- **INFORMATION SHOWN**:
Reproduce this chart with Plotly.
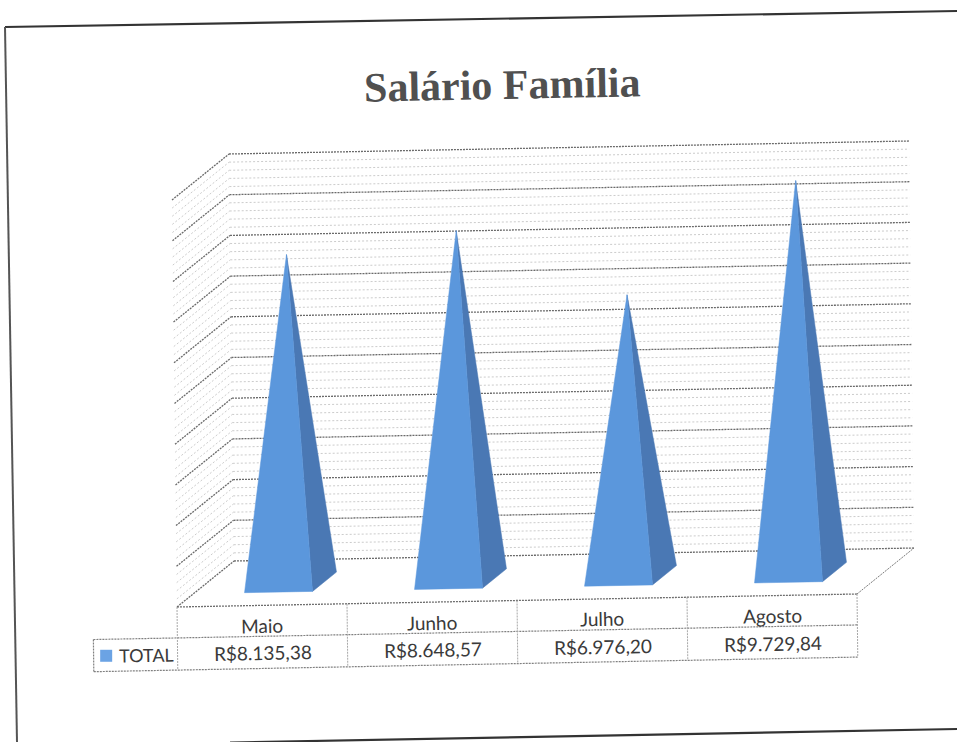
import plotly.graph_objects as go

# ---- data ----
categories = ["Maio", "Junho", "Julho", "Agosto"]
values = [8135.38, 8648.57, 6976.20, 9729.84]
value_labels = ["R$8.135,38", "R$8.648,57", "R$6.976,20", "R$9.729,84"]
series_name = "TOTAL"
title_text = "Salário Família"
major_ticks = [0, 1000, 2000, 3000, 4000, 5000, 6000, 7000, 8000, 9000, 10000]
minor_ticks = [v for v in range(0, 10001, 200) if v % 1000]

# ---- 3D look: oblique projection of (category, value, depth) on the flat axes ----
W, H = 957, 742
PX_PER_CAT, PX_PER_VAL = 170.0, 0.0407
X0_PX, Y0_PX = 177.0, 607.0
DEPTH_U, DEPTH_V = 57 / PX_PER_CAT, 46 / PX_PER_VAL   # depth of the floor
SKEW_V = 3.25 / PX_PER_VAL                             # scan tilt
LEAN_U = 5 / PX_PER_CAT / 10000
PEAK_FACTOR = 0.99

def P(u, v, d=0.0):
    return u + DEPTH_U * d - LEAN_U * v, v + DEPTH_V * d + SKEW_V * u

def poly(points):
    pts = [P(*p) for p in points]
    pts.append(pts[0])
    return [p[0] for p in pts], [p[1] for p in pts]

def segments(pairs):
    xs, ys = [], []
    for a, b in pairs:
        pa, pb = P(*a), P(*b)
        xs += [pa[0], pb[0], None]
        ys += [pa[1], pb[1], None]
    return xs, ys

fig = go.Figure()
NC = len(categories)
line = lambda c, w, dash="2px,1px": dict(color=c, width=w, dash=dash)

def add_lines(pairs, ln):
    xs, ys = segments(pairs)
    fig.add_trace(go.Scatter(x=xs, y=ys, mode="lines", line=ln, hoverinfo="skip", showlegend=False))

# walls
add_lines([((0, v, 0), (0, v, 1)) for v in minor_ticks] + [((0, v, 1), (NC, v, 1)) for v in minor_ticks],
          line("#cccccc", 1, "2px,2px"))
add_lines([((0, v, 0), (0, v, 1)) for v in major_ticks] + [((0, v, 1), (NC, v, 1)) for v in major_ticks],
          line("#6a6a6a", 1.3))
# floor edges
add_lines([((NC, 0, 0), (NC, 0, 1))], line("#7a7a7a", 1))

# table
ROW1, ROW2 = -760, -1550
LEFT = -0.494
add_lines([((0, 0, 0), (NC, 0, 0))], line("#6e6e6e", 1.3))
add_lines([((LEFT, ROW1, 0), (NC, ROW1, 0)), ((LEFT, ROW2, 0), (NC, ROW2, 0)), ((LEFT, ROW1, 0), (LEFT, ROW2, 0))],
          line("#808080", 1.2))
add_lines([((i, 0, 0), (i, ROW2, 0)) for i in range(NC + 1)], line("#a8a8a8", 1))

# pyramids
HALF_U, D_FRONT, D_BACK = 0.2, 0.29, 0.71
FRONT_COLOR, SIDE_COLOR = "#5b97dc", "#4a78b4"
for i, (cat, val) in enumerate(zip(categories, values)):
    c = i + 0.5
    apex = (c, val * PEAK_FACTOR, 0.5)
    fl, fr = (c - HALF_U, 0, D_FRONT), (c + HALF_U, 0, D_FRONT)
    br = (c + HALF_U, 0, D_BACK)
    x, y = poly([fr, br, apex])
    fig.add_trace(go.Scatter(x=x, y=y, mode="lines", fill="toself", fillcolor=SIDE_COLOR,
                             line=dict(color=SIDE_COLOR, width=0.5), name=cat, showlegend=False, hoverinfo="skip"))
    x, y = poly([fl, fr, apex])
    fig.add_trace(go.Scatter(x=x, y=y, mode="lines", fill="toself", fillcolor=FRONT_COLOR,
                             line=dict(color=FRONT_COLOR, width=0.5), name=cat, showlegend=False,
                             hovertext=f"{cat}: {value_labels[i]}", hoverinfo="text"))

# legend key in the table
kx, ky = P(-0.42, -1165, 0)
fig.add_trace(go.Scatter(x=[kx], y=[ky], mode="markers", name=series_name, showlegend=False,
                         marker=dict(symbol="square", size=12, color="#6ba3e4"), hoverinfo="skip"))

ANGLE = -1.1
TEXT = "#3a3a3a"
ann = []
def label(text, u, v, size=19):
    x, y = P(u, v, 0)
    ann.append(dict(text=text, x=x, y=y, xref="x", yref="y", showarrow=False, textangle=ANGLE,
                    xanchor="center", yanchor="middle", font=dict(family="Lato", size=size, color=TEXT)))
for i, (cat, lab) in enumerate(zip(categories, value_labels)):
    label(cat, i + 0.5, -490)
    label(lab, i + 0.5, -1170)
label(series_name, -0.18, -1165, 18)
ann.append(dict(text=f"<b>{title_text}</b>", x=502 / W, y=1 - 85 / H, xref="paper", yref="paper", showarrow=False,
                textangle=ANGLE, xanchor="center", yanchor="middle",
                font=dict(family="Liberation Serif", size=42, color="#505050")))

# page frame of the scanned sheet (paper fractions)
def frame(x0, y0, x1, y1, w, c="#333333"):
    return dict(type="line", xref="paper", yref="paper", x0=x0 / W, x1=x1 / W, y0=1 - y0 / H, y1=1 - y1 / H,
                line=dict(color=c, width=w))
shapes = [frame(5, 27, 957, 11, 2.2), frame(5, 27, 17, 742, 2, "#555555"), frame(230, 742.5, 957, 729, 2.2)]

fig.update_layout(
    width=W, height=H, margin=dict(l=0, r=0, t=0, b=0),
    paper_bgcolor="white", plot_bgcolor="white", showlegend=False,
    xaxis=dict(range=[-X0_PX / PX_PER_CAT, (W - X0_PX) / PX_PER_CAT], visible=False, fixedrange=True),
    yaxis=dict(range=[(Y0_PX - H) / PX_PER_VAL, Y0_PX / PX_PER_VAL], visible=False, fixedrange=True),
    annotations=ann, shapes=shapes,
)
fig.write_html("out.html", post_script="document.body.style.margin='0';", config={"displayModeBar": False})
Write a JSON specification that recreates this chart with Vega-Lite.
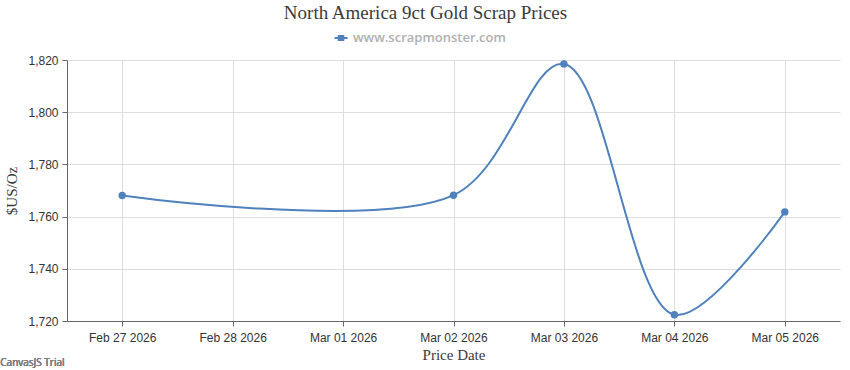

- **WHAT IS EXPECTED**: Every line from the top of the entries through the line that holds "minor_ticks = [v" is to be quoted exactly, please, and nothing else; omit the pictures.

- **REPLY**:
Reproduce this chart with Plotly.
import plotly.graph_objects as go

# ---- data ----
categories = ["Maio", "Junho", "Julho", "Agosto"]
values = [8135.38, 8648.57, 6976.20, 9729.84]
value_labels = ["R$8.135,38", "R$8.648,57", "R$6.976,20", "R$9.729,84"]
series_name = "TOTAL"
title_text = "Salário Família"
major_ticks = [0, 1000, 2000, 3000, 4000, 5000, 6000, 7000, 8000, 9000, 10000]
minor_ticks = [v for v in range(0, 10001, 200) if v % 1000]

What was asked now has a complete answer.